The media slime thrown at Abzug didn’t stop me from being bowled over by her brashness. She became a role model for many young women, along with another hat-wearing, bold, outspoken, feminist woman: Flo Kennedy, who I wrote about here last year. Here’s a short clip of Flo, from the documentary Year of the Woman by Sandra Hochman, at the Democratic convention in Miami Beach in 1972.
Leading feminists of the time were intensely involved in the battle for the passage of the Equal Rights Amendment (ERA). Abzug co-sponsored ERA legislation and got Congress to designate August 26 as Women’s Equality Day “to commemorate the 1920 passage of the 19th Amendment to the Constitution, granting women the right to vote.”
Abzug was able to represent the voices of women from many walks of life. Here she is speaking to the National Congress of Neighborhood Women.
Working Class Women Changing Their World is a film from the National Congress of Neighborhood Women’s first conference in Washington, DC., directed by Christine Noschese and produced by Jan Peterson and Christine Noschese, 1977.

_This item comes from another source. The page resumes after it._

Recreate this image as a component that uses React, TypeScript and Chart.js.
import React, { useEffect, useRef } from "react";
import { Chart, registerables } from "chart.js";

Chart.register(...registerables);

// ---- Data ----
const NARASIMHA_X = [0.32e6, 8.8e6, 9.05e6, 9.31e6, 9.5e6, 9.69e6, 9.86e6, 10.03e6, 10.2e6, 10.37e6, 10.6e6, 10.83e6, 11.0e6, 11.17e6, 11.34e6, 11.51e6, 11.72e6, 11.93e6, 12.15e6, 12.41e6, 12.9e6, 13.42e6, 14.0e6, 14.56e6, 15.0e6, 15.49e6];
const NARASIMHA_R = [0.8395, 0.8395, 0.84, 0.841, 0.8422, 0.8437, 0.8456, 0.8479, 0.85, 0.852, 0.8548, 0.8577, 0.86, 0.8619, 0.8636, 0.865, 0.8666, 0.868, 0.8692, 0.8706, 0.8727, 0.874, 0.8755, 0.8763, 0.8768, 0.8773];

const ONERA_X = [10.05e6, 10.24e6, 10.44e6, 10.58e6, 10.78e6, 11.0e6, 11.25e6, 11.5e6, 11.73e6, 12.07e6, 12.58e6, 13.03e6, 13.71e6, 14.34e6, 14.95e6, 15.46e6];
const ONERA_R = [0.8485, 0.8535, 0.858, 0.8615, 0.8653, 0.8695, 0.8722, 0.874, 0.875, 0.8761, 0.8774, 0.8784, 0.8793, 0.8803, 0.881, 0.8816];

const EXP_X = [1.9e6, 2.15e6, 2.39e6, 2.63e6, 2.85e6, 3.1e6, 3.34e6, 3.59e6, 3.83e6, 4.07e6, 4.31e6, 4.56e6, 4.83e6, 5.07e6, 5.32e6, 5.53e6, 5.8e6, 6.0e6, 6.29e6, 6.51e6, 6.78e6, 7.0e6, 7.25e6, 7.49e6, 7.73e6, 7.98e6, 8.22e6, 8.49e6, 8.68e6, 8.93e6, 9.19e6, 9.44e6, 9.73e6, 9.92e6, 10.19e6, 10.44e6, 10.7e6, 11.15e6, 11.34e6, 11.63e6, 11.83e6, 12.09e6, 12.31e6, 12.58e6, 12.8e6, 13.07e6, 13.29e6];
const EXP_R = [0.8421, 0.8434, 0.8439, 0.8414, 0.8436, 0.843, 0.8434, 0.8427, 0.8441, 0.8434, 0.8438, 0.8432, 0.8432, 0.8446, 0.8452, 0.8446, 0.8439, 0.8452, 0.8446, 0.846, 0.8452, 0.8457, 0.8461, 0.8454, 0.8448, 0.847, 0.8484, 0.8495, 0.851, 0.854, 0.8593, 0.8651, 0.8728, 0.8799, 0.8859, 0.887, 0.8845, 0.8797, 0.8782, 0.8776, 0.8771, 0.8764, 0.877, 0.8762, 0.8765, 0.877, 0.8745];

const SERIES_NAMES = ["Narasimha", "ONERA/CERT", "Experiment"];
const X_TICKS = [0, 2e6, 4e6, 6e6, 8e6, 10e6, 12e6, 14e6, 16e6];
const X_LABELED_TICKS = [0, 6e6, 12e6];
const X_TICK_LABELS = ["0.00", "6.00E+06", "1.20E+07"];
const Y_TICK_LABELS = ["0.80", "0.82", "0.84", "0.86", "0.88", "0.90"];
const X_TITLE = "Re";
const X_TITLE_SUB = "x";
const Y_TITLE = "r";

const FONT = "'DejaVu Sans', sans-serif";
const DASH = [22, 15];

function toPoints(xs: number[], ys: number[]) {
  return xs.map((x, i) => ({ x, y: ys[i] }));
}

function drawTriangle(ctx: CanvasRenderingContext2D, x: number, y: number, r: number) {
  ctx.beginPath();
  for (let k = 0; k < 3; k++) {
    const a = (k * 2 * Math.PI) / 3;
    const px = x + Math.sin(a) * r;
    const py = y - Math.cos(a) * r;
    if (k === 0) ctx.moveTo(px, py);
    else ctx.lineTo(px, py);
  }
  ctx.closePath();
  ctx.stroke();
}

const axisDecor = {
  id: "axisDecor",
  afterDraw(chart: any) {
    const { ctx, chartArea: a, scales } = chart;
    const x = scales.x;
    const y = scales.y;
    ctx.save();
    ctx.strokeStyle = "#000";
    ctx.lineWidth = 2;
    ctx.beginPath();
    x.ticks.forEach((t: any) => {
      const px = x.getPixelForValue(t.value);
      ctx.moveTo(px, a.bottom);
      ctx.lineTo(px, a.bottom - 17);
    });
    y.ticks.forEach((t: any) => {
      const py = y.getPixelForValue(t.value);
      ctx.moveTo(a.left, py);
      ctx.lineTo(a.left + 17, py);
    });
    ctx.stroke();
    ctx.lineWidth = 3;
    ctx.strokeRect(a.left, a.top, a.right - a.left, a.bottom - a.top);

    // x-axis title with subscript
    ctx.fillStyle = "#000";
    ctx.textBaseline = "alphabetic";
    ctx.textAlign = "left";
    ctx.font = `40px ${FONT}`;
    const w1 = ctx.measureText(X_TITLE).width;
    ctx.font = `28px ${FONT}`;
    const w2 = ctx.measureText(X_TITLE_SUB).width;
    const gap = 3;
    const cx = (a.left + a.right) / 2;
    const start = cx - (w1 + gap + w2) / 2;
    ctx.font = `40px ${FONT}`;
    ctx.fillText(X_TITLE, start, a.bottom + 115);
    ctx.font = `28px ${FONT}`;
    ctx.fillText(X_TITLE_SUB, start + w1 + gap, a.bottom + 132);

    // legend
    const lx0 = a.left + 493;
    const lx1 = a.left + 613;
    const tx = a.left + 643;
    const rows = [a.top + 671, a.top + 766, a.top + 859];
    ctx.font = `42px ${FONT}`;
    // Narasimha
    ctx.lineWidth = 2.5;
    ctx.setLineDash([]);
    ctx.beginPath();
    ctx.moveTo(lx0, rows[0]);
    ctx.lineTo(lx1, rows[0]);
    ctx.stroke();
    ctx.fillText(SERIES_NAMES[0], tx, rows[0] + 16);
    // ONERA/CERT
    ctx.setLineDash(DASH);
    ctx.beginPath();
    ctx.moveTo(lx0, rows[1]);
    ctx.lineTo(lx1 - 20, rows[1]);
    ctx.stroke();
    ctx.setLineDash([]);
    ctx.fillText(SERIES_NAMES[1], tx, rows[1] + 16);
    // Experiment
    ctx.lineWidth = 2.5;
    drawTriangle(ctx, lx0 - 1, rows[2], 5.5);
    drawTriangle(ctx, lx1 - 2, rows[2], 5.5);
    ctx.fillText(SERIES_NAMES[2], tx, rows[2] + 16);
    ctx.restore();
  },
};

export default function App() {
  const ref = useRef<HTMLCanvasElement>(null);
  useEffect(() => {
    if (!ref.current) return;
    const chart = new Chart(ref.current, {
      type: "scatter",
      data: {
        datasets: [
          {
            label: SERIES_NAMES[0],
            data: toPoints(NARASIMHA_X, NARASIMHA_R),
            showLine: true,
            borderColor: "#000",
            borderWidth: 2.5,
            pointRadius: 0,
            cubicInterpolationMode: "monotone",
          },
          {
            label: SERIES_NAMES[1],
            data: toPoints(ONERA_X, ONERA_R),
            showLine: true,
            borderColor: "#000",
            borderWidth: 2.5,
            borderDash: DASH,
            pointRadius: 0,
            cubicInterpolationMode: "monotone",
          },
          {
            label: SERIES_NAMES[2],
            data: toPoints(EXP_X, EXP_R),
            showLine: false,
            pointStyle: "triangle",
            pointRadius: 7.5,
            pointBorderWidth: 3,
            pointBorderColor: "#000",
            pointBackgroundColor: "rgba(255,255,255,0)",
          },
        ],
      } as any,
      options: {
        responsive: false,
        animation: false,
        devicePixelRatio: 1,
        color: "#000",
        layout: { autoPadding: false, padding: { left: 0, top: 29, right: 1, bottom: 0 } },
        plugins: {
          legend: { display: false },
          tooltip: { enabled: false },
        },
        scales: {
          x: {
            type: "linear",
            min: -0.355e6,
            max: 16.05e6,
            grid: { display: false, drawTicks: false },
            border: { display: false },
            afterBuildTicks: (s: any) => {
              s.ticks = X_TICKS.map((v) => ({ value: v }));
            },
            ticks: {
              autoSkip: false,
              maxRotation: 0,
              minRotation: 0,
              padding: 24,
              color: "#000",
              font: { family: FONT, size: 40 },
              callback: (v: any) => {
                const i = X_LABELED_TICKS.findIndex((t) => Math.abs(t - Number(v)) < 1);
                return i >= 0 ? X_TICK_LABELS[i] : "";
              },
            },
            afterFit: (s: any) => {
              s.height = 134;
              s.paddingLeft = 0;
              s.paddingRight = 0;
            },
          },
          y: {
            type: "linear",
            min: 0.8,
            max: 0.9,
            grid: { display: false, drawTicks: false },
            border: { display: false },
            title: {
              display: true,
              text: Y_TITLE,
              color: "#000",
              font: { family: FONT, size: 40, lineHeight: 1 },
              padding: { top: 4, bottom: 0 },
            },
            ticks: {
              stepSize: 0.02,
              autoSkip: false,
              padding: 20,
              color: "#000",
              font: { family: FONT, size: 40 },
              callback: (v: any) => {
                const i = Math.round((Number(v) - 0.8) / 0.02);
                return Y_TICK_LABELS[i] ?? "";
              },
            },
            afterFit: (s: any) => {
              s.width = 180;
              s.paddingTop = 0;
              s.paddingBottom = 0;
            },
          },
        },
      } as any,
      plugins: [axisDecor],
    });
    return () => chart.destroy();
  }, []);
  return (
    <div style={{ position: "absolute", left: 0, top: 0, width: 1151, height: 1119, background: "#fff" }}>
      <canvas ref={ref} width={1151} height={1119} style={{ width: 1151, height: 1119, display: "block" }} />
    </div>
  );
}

The Washington DC conference in 1975 was organized by Jan Peterson, Nancy Seifer and Barbara Mikulski to bring the concerns and perspectives of women to discussions regarding urban policy and civil rights.
After a failed Senate run in 1976, and an unsuccessful bid for mayor of New York City in 1977, Abzug would continue, until the end of her life, to be a voice for women.

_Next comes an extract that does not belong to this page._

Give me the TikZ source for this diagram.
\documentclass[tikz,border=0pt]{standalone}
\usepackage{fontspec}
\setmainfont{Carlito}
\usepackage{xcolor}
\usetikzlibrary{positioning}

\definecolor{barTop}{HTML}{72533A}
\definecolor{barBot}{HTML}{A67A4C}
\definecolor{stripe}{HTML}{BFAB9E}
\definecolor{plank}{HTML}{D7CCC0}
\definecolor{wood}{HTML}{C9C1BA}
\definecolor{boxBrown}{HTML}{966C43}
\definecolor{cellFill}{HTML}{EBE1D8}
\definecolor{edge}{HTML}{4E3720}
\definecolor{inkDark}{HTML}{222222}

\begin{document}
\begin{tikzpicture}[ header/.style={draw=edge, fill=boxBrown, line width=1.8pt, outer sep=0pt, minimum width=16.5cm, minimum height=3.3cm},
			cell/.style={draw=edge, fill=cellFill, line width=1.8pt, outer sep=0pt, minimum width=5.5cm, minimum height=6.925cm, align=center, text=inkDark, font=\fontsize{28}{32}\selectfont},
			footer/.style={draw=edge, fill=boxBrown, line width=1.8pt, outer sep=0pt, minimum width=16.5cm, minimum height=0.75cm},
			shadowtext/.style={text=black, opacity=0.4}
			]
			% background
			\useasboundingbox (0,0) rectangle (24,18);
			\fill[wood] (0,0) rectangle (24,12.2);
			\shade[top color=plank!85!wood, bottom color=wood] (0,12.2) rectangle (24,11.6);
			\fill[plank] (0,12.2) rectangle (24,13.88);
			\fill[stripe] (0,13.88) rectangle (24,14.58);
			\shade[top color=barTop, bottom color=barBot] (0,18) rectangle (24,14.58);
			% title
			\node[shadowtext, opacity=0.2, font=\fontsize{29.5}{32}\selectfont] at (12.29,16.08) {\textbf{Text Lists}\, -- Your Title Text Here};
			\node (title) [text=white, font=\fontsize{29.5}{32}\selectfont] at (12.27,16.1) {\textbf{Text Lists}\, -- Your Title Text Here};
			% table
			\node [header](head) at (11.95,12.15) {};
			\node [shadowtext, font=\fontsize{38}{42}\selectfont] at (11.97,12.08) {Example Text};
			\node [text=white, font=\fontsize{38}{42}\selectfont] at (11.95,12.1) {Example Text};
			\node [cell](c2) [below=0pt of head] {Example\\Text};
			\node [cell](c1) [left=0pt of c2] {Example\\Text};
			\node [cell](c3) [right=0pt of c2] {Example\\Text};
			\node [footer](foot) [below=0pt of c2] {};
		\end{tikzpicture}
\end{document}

In the last decade of her life, in the early 1990s, with colleague Mim Kelber, she co-founded the Women’s Environment and Development Organization (WEDO), a global women’s advocacy organization working towards a just world that promotes and protects human rights, gender equality, and the integrity of the environment. As WEDO president, she became an influential leader at the United Nations and at UN world conferences, working to empower women around the globe. Among its early successes was the World Women’s Congress for a Healthy Planet, held in Miami in 1991, where 1,500 women from 83 countries produced the Women’s Action Agenda 21. Extending its perspective into the next century, this is a blueprint for incorporating women’s concerns into development and environmental decision-making at all levels.
Following through on her belief that women’s direct participation is absolutely necessary for social change, Bella developed the Women’s Caucus, which used new methods to get women involved in every phase of planning and development for UN conferences. The Women’s Caucus analyzed documents, proposed gender-sensitive policies and language, and lobbied to advance the Women’s Agenda for the 21st Century at the UN Conference on Environment and Development, held in Rio de Janeiro in 1992.
Abzug battled breast cancer and won, but died on March 31, 1998 following open heart surgery.
She lives on in all of us who continue her fight for gender, civil, human, and environmental rights.
Kudos to that wonderful, uppity, outspoken woman.